Sep 25, 2005, 06:51 AM
Registered User
Kep the pics and commentary coming

They have these in Bunnings Australia for about $98.
http://www.gmcompany.com/index.cfm?p...C92E9887886383


or these for $69AU, however can run for 30min continuous only.
http://www.gmcompany.com/index.cfm?p...B62B9D45B9B61C
Sep 25, 2005, 05:16 PM
Duct Tape and Balin' Wire
Quote:
Originally Posted by XJet
If anyone's interested then I'll post the steps involved for all to see.

Yes, VERY VERY interested indeed!!!
Sep 25, 2005, 05:20 PM
Duct Tape and Balin' Wire
Quote:
Originally Posted by XJet
I just got a small block of aluminum, drilled a hole in the middle then put two hacksaw cuts from the side through to that hole so that I ended up with a U-shaped gap that then cleared the vertical (pressure) non-return valve and the tube that goes off to the pressure guage.

I then marked, drilled and countersunk three holes so that the cylinder retaining bolds would pass through and, when tightened, effectively clamp this block of aluminum onto the top of the cylinder head.

I then marked where the suction hole in the head would fit against the block (a bit of eyeballing required) and drilled a 1/8" hole about 2/3 of the way through the block.

Then, from the side, I drilled another hole that mated up with that first hole. That second hole was also tapped for the vacuum nipple -- but you could also just drill it the right size to take a bit of tubing and use an epoxy or silicone adhesive to hold/seal it.

The bottom of the block was then given a smearing of silicone and some was put around the viertical post containing the pressure non-return valve. Things were bolted together very *lightly* for an hour or two so as to let the silicone cure. Then the three head bolts were torqued down and the mods to the compressor were done.

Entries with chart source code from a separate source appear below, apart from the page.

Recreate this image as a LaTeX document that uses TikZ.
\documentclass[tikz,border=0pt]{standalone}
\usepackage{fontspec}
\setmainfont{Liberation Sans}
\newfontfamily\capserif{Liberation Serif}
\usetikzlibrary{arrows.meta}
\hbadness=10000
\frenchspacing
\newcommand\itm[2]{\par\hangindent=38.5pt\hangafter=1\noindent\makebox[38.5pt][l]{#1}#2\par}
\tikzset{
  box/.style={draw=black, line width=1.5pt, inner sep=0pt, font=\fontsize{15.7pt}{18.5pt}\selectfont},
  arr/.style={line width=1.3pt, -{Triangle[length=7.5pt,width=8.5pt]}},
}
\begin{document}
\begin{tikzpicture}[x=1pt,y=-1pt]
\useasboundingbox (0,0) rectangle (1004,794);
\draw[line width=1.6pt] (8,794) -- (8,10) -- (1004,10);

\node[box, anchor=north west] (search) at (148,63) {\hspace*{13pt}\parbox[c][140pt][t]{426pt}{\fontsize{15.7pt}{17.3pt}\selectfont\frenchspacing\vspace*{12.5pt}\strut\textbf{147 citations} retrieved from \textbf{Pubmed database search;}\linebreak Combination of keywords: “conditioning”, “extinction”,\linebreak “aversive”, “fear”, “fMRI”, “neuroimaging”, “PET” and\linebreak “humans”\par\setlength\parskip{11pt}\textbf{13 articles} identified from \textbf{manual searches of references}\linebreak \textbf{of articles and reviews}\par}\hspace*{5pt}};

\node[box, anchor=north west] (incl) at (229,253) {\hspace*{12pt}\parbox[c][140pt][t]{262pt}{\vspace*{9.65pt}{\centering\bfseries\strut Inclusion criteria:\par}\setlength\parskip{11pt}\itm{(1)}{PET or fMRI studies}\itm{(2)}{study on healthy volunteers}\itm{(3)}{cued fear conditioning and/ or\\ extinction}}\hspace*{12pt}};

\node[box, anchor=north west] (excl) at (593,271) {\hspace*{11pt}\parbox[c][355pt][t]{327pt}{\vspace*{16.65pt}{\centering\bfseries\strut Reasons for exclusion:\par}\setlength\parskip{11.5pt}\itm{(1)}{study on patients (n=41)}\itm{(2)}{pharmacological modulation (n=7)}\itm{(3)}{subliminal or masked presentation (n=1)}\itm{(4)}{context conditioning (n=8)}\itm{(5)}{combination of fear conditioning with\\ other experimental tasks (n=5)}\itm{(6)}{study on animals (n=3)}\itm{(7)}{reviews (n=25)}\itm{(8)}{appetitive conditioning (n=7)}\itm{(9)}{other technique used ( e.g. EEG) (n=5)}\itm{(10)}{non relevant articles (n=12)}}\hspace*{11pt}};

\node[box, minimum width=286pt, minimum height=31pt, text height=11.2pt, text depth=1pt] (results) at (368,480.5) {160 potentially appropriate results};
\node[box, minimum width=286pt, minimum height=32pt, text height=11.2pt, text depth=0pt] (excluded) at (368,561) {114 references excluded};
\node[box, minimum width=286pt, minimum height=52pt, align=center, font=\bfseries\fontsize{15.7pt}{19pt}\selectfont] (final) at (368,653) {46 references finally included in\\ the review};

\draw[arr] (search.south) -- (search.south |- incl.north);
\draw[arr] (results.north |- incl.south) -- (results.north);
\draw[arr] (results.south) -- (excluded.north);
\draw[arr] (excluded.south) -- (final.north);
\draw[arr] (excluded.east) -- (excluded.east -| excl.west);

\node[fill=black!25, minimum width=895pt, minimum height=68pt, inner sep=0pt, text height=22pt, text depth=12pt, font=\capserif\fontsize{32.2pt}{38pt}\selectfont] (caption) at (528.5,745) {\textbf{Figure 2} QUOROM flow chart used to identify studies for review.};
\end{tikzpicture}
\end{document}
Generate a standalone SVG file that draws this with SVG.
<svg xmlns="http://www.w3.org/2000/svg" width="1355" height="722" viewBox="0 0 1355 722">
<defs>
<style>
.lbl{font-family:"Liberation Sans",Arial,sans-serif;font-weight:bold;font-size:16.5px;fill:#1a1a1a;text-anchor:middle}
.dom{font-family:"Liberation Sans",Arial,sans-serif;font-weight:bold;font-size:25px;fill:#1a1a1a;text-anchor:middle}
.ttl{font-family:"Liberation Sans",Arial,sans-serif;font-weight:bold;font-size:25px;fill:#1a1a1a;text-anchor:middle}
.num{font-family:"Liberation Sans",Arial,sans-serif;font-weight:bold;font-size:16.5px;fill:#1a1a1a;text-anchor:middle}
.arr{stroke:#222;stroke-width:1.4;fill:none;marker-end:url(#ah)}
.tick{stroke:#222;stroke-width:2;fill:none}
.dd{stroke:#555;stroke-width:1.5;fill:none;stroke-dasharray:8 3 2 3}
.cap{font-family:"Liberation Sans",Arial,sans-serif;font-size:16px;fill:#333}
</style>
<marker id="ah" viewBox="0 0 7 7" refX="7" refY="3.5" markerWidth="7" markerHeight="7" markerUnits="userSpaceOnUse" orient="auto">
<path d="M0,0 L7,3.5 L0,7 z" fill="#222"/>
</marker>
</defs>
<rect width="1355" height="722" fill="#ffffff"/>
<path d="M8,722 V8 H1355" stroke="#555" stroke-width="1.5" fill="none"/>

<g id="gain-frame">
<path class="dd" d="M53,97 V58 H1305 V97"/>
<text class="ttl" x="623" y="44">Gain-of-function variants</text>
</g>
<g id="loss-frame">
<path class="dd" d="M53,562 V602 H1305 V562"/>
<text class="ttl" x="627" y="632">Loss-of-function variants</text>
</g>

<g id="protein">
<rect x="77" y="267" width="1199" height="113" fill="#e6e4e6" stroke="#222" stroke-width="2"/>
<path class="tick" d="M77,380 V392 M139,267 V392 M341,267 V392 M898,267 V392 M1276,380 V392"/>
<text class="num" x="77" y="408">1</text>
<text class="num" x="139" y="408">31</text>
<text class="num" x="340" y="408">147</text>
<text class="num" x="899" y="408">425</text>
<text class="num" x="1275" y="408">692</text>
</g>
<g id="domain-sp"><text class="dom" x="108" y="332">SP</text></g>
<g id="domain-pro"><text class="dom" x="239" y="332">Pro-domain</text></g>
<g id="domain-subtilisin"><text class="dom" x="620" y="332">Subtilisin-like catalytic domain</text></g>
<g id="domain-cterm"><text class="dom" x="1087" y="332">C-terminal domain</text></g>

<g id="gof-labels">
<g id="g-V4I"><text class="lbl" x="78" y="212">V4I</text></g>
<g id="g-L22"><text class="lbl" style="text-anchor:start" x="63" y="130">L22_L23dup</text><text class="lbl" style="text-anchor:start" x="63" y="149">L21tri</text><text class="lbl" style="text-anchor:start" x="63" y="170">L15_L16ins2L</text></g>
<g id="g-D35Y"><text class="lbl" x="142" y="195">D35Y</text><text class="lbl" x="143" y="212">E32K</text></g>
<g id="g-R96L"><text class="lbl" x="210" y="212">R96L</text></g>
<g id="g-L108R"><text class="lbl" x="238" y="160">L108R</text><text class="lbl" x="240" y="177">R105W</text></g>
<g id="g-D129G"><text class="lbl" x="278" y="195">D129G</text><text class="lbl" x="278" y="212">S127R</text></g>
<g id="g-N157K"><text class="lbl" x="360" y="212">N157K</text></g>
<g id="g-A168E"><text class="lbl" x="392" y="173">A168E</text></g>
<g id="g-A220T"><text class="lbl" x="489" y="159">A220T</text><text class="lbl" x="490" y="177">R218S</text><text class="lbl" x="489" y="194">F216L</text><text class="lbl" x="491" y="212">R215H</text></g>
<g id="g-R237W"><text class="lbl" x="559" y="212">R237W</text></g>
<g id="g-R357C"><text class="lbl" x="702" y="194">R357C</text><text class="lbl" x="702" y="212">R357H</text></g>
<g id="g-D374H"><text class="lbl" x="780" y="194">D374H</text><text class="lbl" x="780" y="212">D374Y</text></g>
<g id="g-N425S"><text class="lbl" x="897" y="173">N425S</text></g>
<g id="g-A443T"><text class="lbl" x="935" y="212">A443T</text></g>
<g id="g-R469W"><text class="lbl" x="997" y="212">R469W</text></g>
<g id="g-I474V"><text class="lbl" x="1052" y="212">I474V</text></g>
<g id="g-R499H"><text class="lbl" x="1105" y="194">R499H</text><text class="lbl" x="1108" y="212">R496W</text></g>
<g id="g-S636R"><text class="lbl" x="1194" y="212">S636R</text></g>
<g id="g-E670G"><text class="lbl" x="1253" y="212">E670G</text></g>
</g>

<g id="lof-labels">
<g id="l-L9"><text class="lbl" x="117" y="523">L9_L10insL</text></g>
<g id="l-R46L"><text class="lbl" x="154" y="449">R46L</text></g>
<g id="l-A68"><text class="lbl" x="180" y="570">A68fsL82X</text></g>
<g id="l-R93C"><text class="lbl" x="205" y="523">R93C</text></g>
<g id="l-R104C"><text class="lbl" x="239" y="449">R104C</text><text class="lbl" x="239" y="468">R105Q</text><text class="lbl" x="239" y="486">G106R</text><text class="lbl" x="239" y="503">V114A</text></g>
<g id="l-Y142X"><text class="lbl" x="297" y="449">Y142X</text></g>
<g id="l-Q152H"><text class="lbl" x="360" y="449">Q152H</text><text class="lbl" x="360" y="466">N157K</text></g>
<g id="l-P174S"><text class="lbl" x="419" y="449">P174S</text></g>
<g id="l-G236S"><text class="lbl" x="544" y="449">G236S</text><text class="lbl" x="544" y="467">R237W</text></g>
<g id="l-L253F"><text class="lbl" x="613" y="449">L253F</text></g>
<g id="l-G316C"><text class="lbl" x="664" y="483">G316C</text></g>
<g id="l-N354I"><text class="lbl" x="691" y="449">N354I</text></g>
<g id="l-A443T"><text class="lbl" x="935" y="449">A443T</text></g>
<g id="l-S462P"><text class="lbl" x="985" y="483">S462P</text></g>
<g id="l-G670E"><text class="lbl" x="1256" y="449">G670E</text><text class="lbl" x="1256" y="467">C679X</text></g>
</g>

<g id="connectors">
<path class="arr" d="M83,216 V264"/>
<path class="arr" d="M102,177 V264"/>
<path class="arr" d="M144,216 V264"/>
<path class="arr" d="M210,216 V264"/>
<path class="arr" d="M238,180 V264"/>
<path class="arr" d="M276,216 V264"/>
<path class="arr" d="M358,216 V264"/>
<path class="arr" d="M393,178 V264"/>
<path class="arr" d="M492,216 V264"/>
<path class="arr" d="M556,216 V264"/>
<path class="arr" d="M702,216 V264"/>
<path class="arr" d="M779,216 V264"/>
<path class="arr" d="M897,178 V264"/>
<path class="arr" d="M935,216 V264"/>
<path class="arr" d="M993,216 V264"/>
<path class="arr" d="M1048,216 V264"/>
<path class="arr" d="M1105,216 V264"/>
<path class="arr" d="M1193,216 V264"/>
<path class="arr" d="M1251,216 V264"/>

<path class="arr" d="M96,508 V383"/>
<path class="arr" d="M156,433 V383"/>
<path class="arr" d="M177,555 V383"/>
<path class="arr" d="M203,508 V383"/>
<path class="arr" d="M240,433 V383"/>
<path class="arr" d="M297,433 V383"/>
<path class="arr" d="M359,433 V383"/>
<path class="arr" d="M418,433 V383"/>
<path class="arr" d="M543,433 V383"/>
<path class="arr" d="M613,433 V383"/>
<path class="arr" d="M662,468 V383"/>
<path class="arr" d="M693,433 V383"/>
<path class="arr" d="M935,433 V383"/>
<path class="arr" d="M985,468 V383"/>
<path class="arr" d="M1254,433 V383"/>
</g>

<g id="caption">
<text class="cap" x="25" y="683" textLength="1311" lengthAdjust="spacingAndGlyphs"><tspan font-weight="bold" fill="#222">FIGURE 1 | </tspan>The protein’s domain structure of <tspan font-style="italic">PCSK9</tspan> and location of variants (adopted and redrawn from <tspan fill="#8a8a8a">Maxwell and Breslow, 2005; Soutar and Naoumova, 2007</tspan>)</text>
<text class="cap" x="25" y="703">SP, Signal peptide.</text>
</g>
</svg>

If you like, I'll take some more (closer) pictures of the block of aluminum I made.

Actually, I was wondering more about that spring loaded vacuum switch you made. How does the inner "piston" seal to the outer "cylinder"? Is it an O-Ring?
Sep 26, 2005, 01:10 AM
The reviewer
XJet's Avatar
No O-ring was used on mine -- I just bored the female section in my lathe and turned up a piston that was a nice smooth fit. Slop a bit of oil on it and there's no need at all for an O-ring -- it seals like a duck's bottom yet moves with only the slightest amount of vacuum.
Oct 04, 2005, 02:44 PM
Scott Zastoupil
szastoupil's Avatar
Regarding the vacuum switch, I have been trying the same idea but using a veternary syringe from the local Farm and Fleet. I have not had very good luck because the rubber fit is tight and there is a lot of hysteresis with the applied vacuum. For instance the syringe will be stable at 20" of vaccum, but the spring won't move the syringe until it gets down to 10-12". I have also added lithium grease, but that seems to have made it worse. I haven't tried sanding the rubber plug to reduce the static friction, but am concerned that it will create too much of a leak.
Oct 04, 2005, 11:44 PM
Registered User
Hmmm, the glass syringe's work better which you should be able to get from the local pharmacy.

Otherwise the advance regulator valve from an auto store might be your best bet like the one below.